Given problem => Retype exactly what runs from the first line of the data to the line with "return 1 - v / H", keeping both of those lines and skipping pictures.

======== Data

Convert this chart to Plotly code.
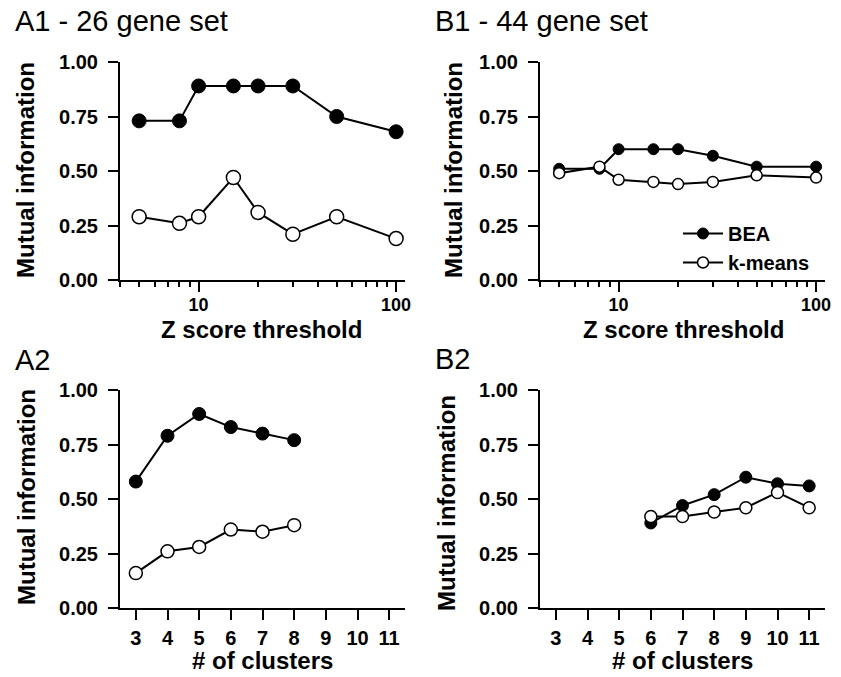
import plotly.graph_objects as go

# ---------------- data ----------------
z_thresholds = [5, 8, 10, 15, 20, 30, 50, 100]
a1_bea = [0.73, 0.73, 0.89, 0.89, 0.89, 0.89, 0.75, 0.68]
a1_kmeans = [0.29, 0.26, 0.29, 0.47, 0.31, 0.21, 0.29, 0.19]
b1_bea = [0.51, 0.51, 0.60, 0.60, 0.60, 0.57, 0.52, 0.52]
b1_kmeans = [0.49, 0.52, 0.46, 0.45, 0.44, 0.45, 0.48, 0.47]

a2_clusters = [3, 4, 5, 6, 7, 8]
a2_bea = [0.58, 0.79, 0.89, 0.83, 0.80, 0.77]
a2_kmeans = [0.16, 0.26, 0.28, 0.36, 0.35, 0.38]

b2_clusters = [6, 7, 8, 9, 10, 11]
b2_bea = [0.39, 0.47, 0.52, 0.60, 0.57, 0.56]
b2_kmeans = [0.42, 0.42, 0.44, 0.46, 0.53, 0.46]

y_ticks = [0, 0.25, 0.5, 0.75, 1.0]
log_major = [10, 100]
log_minor = [4, 5, 6, 7, 8, 9, 20, 30, 40, 50, 60, 70, 80, 90]
cluster_ticks = [3, 4, 5, 6, 7, 8, 9, 10, 11]

panel_titles = ["A1 - 26 gene set", "B1 - 44 gene set", "A2", "B2"]
series_names = ["BEA", "k-means"]

# ---------------- layout helpers ----------------
W, H = 841, 677
FONT = "Liberation Sans, Arial, sans-serif"

def px_x(v):
    return v / W

def px_y(v):
    return 1 - v / H

panels = {
    "A1": dict(x0=120, x1=405, y0=62, y1=280),
    "B1": dict(x0=540, x1=825, y0=62, y1=280),
    "A2": dict(x0=120, x1=405, y0=390, y1=608),
    "B2": dict(x0=540, x1=825, y0=390, y1=608),
}

fig = go.Figure()

def add_series(xs, bea, km, xa, ya, size, show):
    fig.add_trace(go.Scatter(
        x=xs, y=bea, mode="lines+markers", name=series_names[0],
        xaxis=xa, yaxis=ya, showlegend=show, legendgroup="bea",
        line=dict(color="black", width=2),
        marker=dict(symbol="circle", size=size, color="black",
                    line=dict(color="black", width=1)),
    ))
    fig.add_trace(go.Scatter(
        x=xs, y=km, mode="lines+markers", name=series_names[1],
        xaxis=xa, yaxis=ya, showlegend=show, legendgroup="km",
        line=dict(color="black", width=2),
        marker=dict(symbol="circle", size=size, color="white",
                    line=dict(color="black", width=1.5)),
    ))

add_series(z_thresholds, a1_bea, a1_kmeans, "x", "y", 14, False)
add_series(z_thresholds, b1_bea, b1_kmeans, "x2", "y2", 11, True)
add_series(a2_clusters, a2_bea, a2_kmeans, "x3", "y3", 13, False)
add_series(b2_clusters, b2_bea, b2_kmeans, "x4", "y4", 12, False)

axis_common = dict(
    showline=True, linewidth=2, linecolor="black", mirror=False,
    ticks="outside", ticklen=10, tickwidth=2, tickcolor="black",
    showgrid=False, zeroline=False, automargin=False,
    tickfont=dict(family=FONT, size=20, color="black", weight="bold"),
)

layout = dict(
    width=W, height=H,
    margin=dict(l=0, r=0, t=0, b=0, pad=0, autoexpand=False),
    paper_bgcolor="white", plot_bgcolor="white",
    font=dict(family=FONT, color="black"),
)

keys = ["A1", "B1", "A2", "B2"]
for i, k in enumerate(keys):
    p = panels[k]
    sx = "" if i == 0 else str(i + 1)
    xdom = [px_x(p["x0"]), px_x(p["x1"])]
    ydom = [px_y(p["y1"]), px_y(p["y0"])]
    if k in ("A1", "B1"):
        xa = dict(axis_common, domain=xdom, anchor="y" + sx, type="log",
                  range=[0.602, 2.045], tickmode="array", tickvals=log_major,
                  ticktext=[str(v) for v in log_major], ticklabelstandoff=-3,
                  tickfont=dict(family=FONT, size=18, color="black", weight="bold"),
                  minor=dict(tickmode="array", tickvals=log_minor, ticks="outside",
                             ticklen=5, tickwidth=2, tickcolor="black", showgrid=False))
    else:
        xa = dict(axis_common, domain=xdom, anchor="y" + sx,
                  range=[2.5, 11.5], tickmode="array", tickvals=cluster_ticks,
                  ticktext=[str(v) for v in cluster_ticks], ticklabelstandoff=1)
    ya = dict(axis_common, domain=ydom, anchor="x" + sx, range=[0, 1],
              tickmode="array", tickvals=y_ticks,
              ticktext=["%.2f" % v for v in y_ticks], ticklabelstandoff=6)
    layout["xaxis" + sx] = xa
    layout["yaxis" + sx] = ya

fig.update_layout(**layout)

# panel titles
title_pos = {"A1": (13, 21), "B1": (433, 21), "A2": (13, 360), "B2": (433, 359)}
for k, t in zip(keys, panel_titles):
    x, y = title_pos[k]
    fig.add_annotation(text=t, xref="paper", yref="paper", x=px_x(x), y=px_y(y),
                       xanchor="left", yanchor="middle", showarrow=False,
                       font=dict(family=FONT, size=29, color="black"))

# y-axis titles
ytitle_pos = {"A1": (25, 170), "B1": (453, 170), "A2": (26, 497), "B2": (446, 503)}
for k in keys:
    x, y = ytitle_pos[k]
    fig.add_annotation(text="Mutual information", xref="paper", yref="paper",
                       x=px_x(x), y=px_y(y), textangle=-90, showarrow=False,
                       xanchor="center", yanchor="middle",
                       font=dict(family=FONT, size=24, color="black", weight="bold"))

# x-axis titles
xtitle = {"A1": ("Z score threshold", 261, 329), "B1": ("Z score threshold", 683, 329),
          "A2": ("# of clusters", 262, 660), "B2": ("# of clusters", 682, 660)}
for k in keys:
    t, x, y = xtitle[k]
    fig.add_annotation(text=t, xref="paper", yref="paper", x=px_x(x), y=px_y(y),
                       showarrow=False, xanchor="center", yanchor="middle",
                       font=dict(family=FONT, size=24, color="black", weight="bold"))

fig.update_layout(
    legend=dict(x=px_x(678), y=px_y(214), xanchor="left", yanchor="top",
                bgcolor="rgba(0,0,0,0)", borderwidth=0,
                font=dict(family=FONT, size=20, color="black", weight="bold"),
                itemwidth=40, tracegroupgap=0),
)

fig.write_html("out.html",
               config={"displayModeBar": False},
               post_script="document.body.style.margin='0px';document.body.style.overflow='hidden';")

================

Output below =>
Convert this chart to Plotly code.
import plotly.graph_objects as go

# ---------------- data ----------------
z_thresholds = [5, 8, 10, 15, 20, 30, 50, 100]
a1_bea = [0.73, 0.73, 0.89, 0.89, 0.89, 0.89, 0.75, 0.68]
a1_kmeans = [0.29, 0.26, 0.29, 0.47, 0.31, 0.21, 0.29, 0.19]
b1_bea = [0.51, 0.51, 0.60, 0.60, 0.60, 0.57, 0.52, 0.52]
b1_kmeans = [0.49, 0.52, 0.46, 0.45, 0.44, 0.45, 0.48, 0.47]

a2_clusters = [3, 4, 5, 6, 7, 8]
a2_bea = [0.58, 0.79, 0.89, 0.83, 0.80, 0.77]
a2_kmeans = [0.16, 0.26, 0.28, 0.36, 0.35, 0.38]

b2_clusters = [6, 7, 8, 9, 10, 11]
b2_bea = [0.39, 0.47, 0.52, 0.60, 0.57, 0.56]
b2_kmeans = [0.42, 0.42, 0.44, 0.46, 0.53, 0.46]

y_ticks = [0, 0.25, 0.5, 0.75, 1.0]
log_major = [10, 100]
log_minor = [4, 5, 6, 7, 8, 9, 20, 30, 40, 50, 60, 70, 80, 90]
cluster_ticks = [3, 4, 5, 6, 7, 8, 9, 10, 11]

panel_titles = ["A1 - 26 gene set", "B1 - 44 gene set", "A2", "B2"]
series_names = ["BEA", "k-means"]

# ---------------- layout helpers ----------------
W, H = 841, 677
FONT = "Liberation Sans, Arial, sans-serif"

def px_x(v):
    return v / W

def px_y(v):
    return 1 - v / H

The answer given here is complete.